Workplace Equality Index 2016 Attribution Commentary

Monday, January 23rd, 2017

In 2016, the Workplace Equality Index® returned 15.80%, once again outperforming the S&P 500® Index return of 11.96%. The vast majority of the outperformance came from stock selection, rather than sector allocation. This is important for investors as it reinforces our belief that companies that treat all of their employees equally enjoy better stock returns than their less enlightened peers.

This year our equal-weight approach added value, as many of the previous years’ large stock winners, such as Apple, Alphabet (Google), and Johnson & Johnson, didn’t have as much impact on performance as in past years. Small- and mid-cap stocks, which comprise 22% of the index, contributed an outsized amount to return this year.  Smaller stocks such as Sprint (0.43% of our index, not in the S&P 500® Index), NVIDIA (0.54% of our index, 0.17% of the S&P 500 Index®), and Wynn Resorts (0.33% of our index, 0.02% of the S&P 500® Index) were all among our top performers.

The best contribution to return came from DuPont spin-off Chemours (317%), NVIDIA (217%), Sprint (133%), Cummins (58%), and Virgin America (58%). The worst performing stocks in the index this year were Sears Holding (-55%), Credit Suisse (-31%), Abercrombie & Fitch (-54%), Nokia (-29%), and SUPERVALU (-31%). Many of our foreign banks suffered this year, as did select retailers.

The Workplace Equality Index has very divergent sector weightings in comparison to the benchmark S&P 500® Index due to our selection methodology. The adoption of LGBT inclusive workplace policies has been widespread in some sectors while others have not embraced a diverse workforce with as much enthusiasm.  Although some of the best performing sectors in the S&P 500® Index were those where we are considerably underweight (Energy and Materials), stock selection across the entire index made up the difference, and then some. The best relative performance came from the health care sector where we were underweight the benchmark, but our stocks returned 2.90% versus the -2.40% return for the healthcare stocks in the S&P 500® Index. Technology was similar where our weight was 17.1% versus 20.6% for the benchmark, but our technology stocks returned 20.83% versus 13.80% for the S&P 500® Index.
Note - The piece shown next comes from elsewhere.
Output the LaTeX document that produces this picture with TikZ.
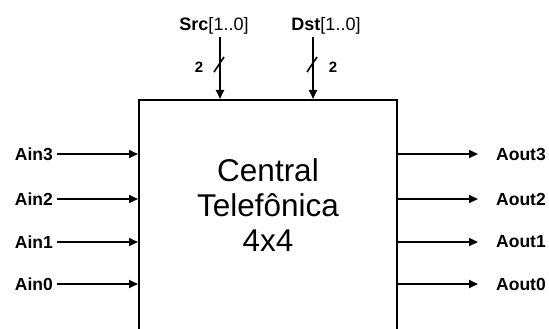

Of the 384 basis points of outperformance generated by the Workplace Equality Index® in 2016, 342 basis points came from stock selection and only 42 basis points came from sector weighting. Across all 11 GICS sectors, our average performance was 4.1% over the corresponding sectors in the S&P500® Index. This stock-specific outperformance is driven by what we call Return on Equality, or the Real ROE. Download the white paper, Return on Equality, the Real ROE – The Shareholder Case for LGBT Equality to learn more.

Identifying companies that treat their LGBT employees with equality, dignity and respect uncovers companies that treat all of their employees well. We believe that companies that value all of their employees benefit from a Return on Equality, whereas their less-enlightened competitors will not have as dedicated and hardworking workforces, which ultimately will show up in stock performance over long time periods.